Both are evangelistic—what else is a Buddhist mission doing in a suburb of Atlanta?—but the Buddhists seem to understand what Gandhi meant by the “evangelism of the rose.” Distressed by the missionary tactics of Christians in his country, he reminded them that a rose does not have to preach. It simply spreads its fragrance, allowing people to respond as they will.

  By that definition, I have responded to the fragrance of Buddhism, and it is making me a little anxious—not as anxious as I felt in Vishnu’s alcove at the Hindu Temple, but anxious enough to wonder if my attraction to other traditions makes Jesus mad. For most of my Christian life I have been taught that God is a jealous God. In seminary I studied the Hebrew prophets, who use the word “whore” a lot for people who flirt with other gods.

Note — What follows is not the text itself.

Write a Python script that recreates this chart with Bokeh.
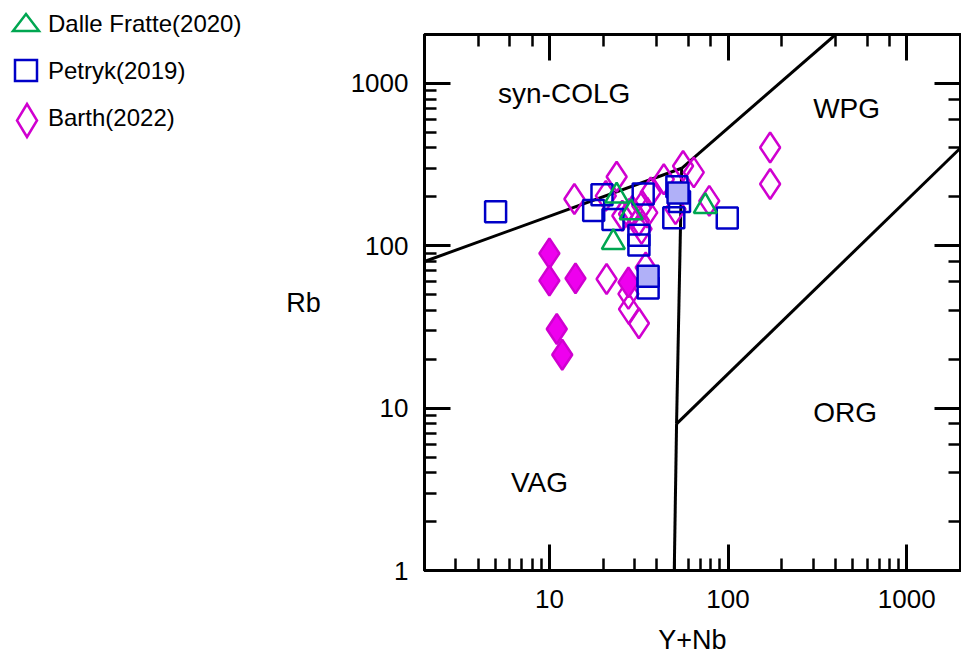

  Jesus never used that shorthand, but he did seem forlorn when the people he invited to follow him went in another direction. At this late date it is sometimes hard for me to separate what he said from what the first preachers in my life said he said, but I would be leaving something important out of this book if I did not own up to a palpable fear that grabbed me the first few times my envy of another tradition drew me over to smell someone else’s rose. The fear was laced with flames and pitchforks. When it got hold of me, I was no longer an adult. I was a little child, scared to death of incurring my heavenly father’s wrath and losing his love forever.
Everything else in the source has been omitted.